『時をかける少女』

 朝イチでテアトル新宿細田守監督の『時をかける少女』を観に行きました。午前中だから空いてるだろうと思いきや、いやはや客席は8〜9割埋まってました。いくら事実上の都内単館上映だからといっても、これほどの客入りとは。公開から三週間も経ってるのだから、これこそ口コミの力では?
 そんなわけでアニメ版『時かけ』ですが……
 これは掛け値なしに素晴らしい!
 どれくらい素晴らしかったかと言うと、スタッフロールが流れても誰一人として席を立とうとしない。そしてスタッフロールが終わって客電が点いた時、場内が感嘆のため息に包まれたんですよ! 「はぁ〜♪」って!
 とにかく夏の空気、青春の輝き、恋の手触り、そういったものがフィルムから溢れだしてくる。笑って泣ける。感動できる。
 クライマックスの余韻を引き立てるようなじっくりとした長めのエピローグも私好みでした。そして真琴が全力疾走でカメラを追い越していくシーン、これが最高!
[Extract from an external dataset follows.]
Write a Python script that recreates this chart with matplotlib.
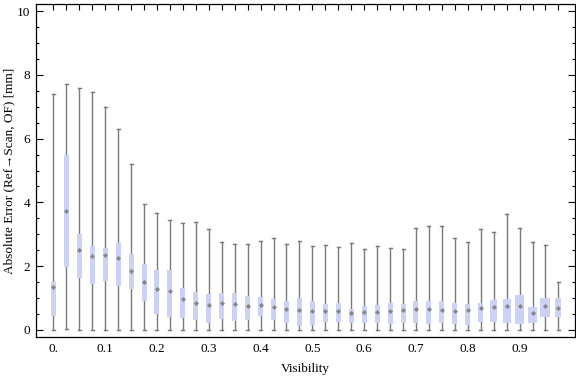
import matplotlib
matplotlib.use('Agg')
from matplotlib import pyplot as plt
import numpy as np

# visibility bins (0 .. 0.975, step 0.025)
visibility = [i * 0.025 for i in range(40)]

err_max = [7.39, 7.70, 7.58, 7.45, 6.98, 6.29, 5.19, 3.94, 3.67, 3.44,
           3.35, 3.39, 3.16, 2.75, 2.69, 2.69, 2.78, 2.87, 2.69, 2.78,
           2.62, 2.66, 2.59, 2.72, 2.53, 2.62, 2.56, 2.53, 3.19, 3.25,
           3.25, 2.87, 2.75, 3.16, 3.06, 3.63, 3.19, 2.75, 2.66, 1.50]
err_q3 = [1.50, 5.49, 3.01, 2.63, 2.57, 2.73, 2.38, 2.07, 1.88, 1.88,
          1.32, 1.18, 1.13, 1.16, 1.16, 1.07, 1.03, 0.97, 0.91, 1.00,
          0.91, 0.82, 0.85, 0.66, 0.75, 0.78, 0.85, 0.82, 0.91, 0.91,
          0.91, 0.85, 0.82, 0.85, 0.94, 0.97, 1.10, 0.72, 1.00, 1.00]
err_median = [1.36, 3.73, 2.51, 2.32, 2.35, 2.25, 1.86, 1.50, 1.28, 1.22,
              0.97, 0.84, 0.77, 0.86, 0.82, 0.76, 0.78, 0.73, 0.67, 0.62,
              0.60, 0.60, 0.60, 0.53, 0.55, 0.57, 0.61, 0.63, 0.65, 0.65,
              0.63, 0.60, 0.62, 0.69, 0.71, 0.74, 0.75, 0.52, 0.75, 0.69]
err_q1 = [0.45, 1.98, 1.64, 1.45, 1.55, 1.39, 1.29, 0.92, 0.51, 0.42,
          0.39, 0.32, 0.23, 0.36, 0.29, 0.32, 0.45, 0.32, 0.23, 0.13,
          0.17, 0.26, 0.26, 0.23, 0.23, 0.23, 0.20, 0.23, 0.23, 0.20,
          0.23, 0.20, 0.17, 0.26, 0.26, 0.23, 0.20, 0.23, 0.42, 0.42]
err_min = [0.0, 0.02] + [0.0] * 38

tick_vals = [0.0, 0.1, 0.2, 0.3, 0.4, 0.5, 0.6, 0.7, 0.8, 0.9]
tick_labels = ['0.', '0.1', '0.2', '0.3', '0.4', '0.5', '0.6', '0.7', '0.8', '0.9']

matplotlib.rcParams['font.family'] = ['Liberation Serif', 'DejaVu Serif']
matplotlib.rcParams['font.size'] = 9.5

box_color = '#cbd2f5'
line_color = '#7a7a7a'

# box widths (px-ish, in data units)
px = 0.025 / 12.95
widths = [5] * 40
for i, w in zip(range(34, 40), [7, 8, 9, 9, 10, 6]):
    widths[i] = w
widths = [w * px for w in widths]

stats = []
for i in range(len(visibility)):
    stats.append({'med': err_median[i], 'q1': err_q1[i], 'q3': err_q3[i],
                  'whislo': err_min[i], 'whishi': err_max[i], 'fliers': []})

fig = plt.figure(figsize=(5.76, 3.77), dpi=100)
ax = fig.add_axes([36 / 576, 40 / 377, 539 / 576, 333 / 377])

ax.bxp(stats, positions=visibility, widths=widths, patch_artist=True,
       showfliers=False, capwidths=3 * px, manage_ticks=False,
       boxprops=dict(facecolor=box_color, edgecolor='none', zorder=3),
       whiskerprops=dict(color=line_color, linewidth=1.0, zorder=2),
       capprops=dict(color=line_color, linewidth=1.0, zorder=2),
       medianprops=dict(linewidth=0))
ax.plot(visibility, err_median, linestyle='none', marker='D', markersize=2.6,
        color='#888888', markeredgewidth=0, zorder=4)

ax.set_xlim(-0.0335, 1.007)
ax.set_ylim(-0.22, 10.22)

ax.set_xticks(tick_vals)
ax.set_xticklabels(tick_labels)
ax.set_xticks(visibility, minor=True)
ax.tick_params(axis='x', which='both', bottom=False, top=True,
               direction='in', length=4, width=0.8, pad=4)
ax.set_yticks(np.arange(0, 11, 2))
ax.set_yticks(np.arange(0, 10.5, 0.5), minor=True)
ax.tick_params(axis='y', which='major', left=True, right=True,
               direction='in', length=5, width=0.8, pad=4)
ax.tick_params(axis='y', which='minor', left=True, right=True,
               direction='in', length=2.5, width=0.8)
for s in ax.spines.values():
    s.set_linewidth(0.9)

ax.set_xlabel('Visibility', labelpad=6)
ax.set_ylabel('Absolute Error (Ref\u2192Scan, OF) [mm]', labelpad=1)

plt.savefig('out.png', dpi=100)
plt.close()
 私の迷友で細田守親衛隊隊員(自称)のタライふゆ君がwebアニメスタイルで「個々のキャラクターの一挙手一投足」が魅力、と書いていましたが、たしかにその通り。その一挙手一投足を見ているだけで楽しいんですよ。
 このライトノベル全盛の時代に筒井康隆の正統派ジュヴナイル小説がこんな形で再創造されるとは。この夏に、劇場で、この作品を観ることができてよかった。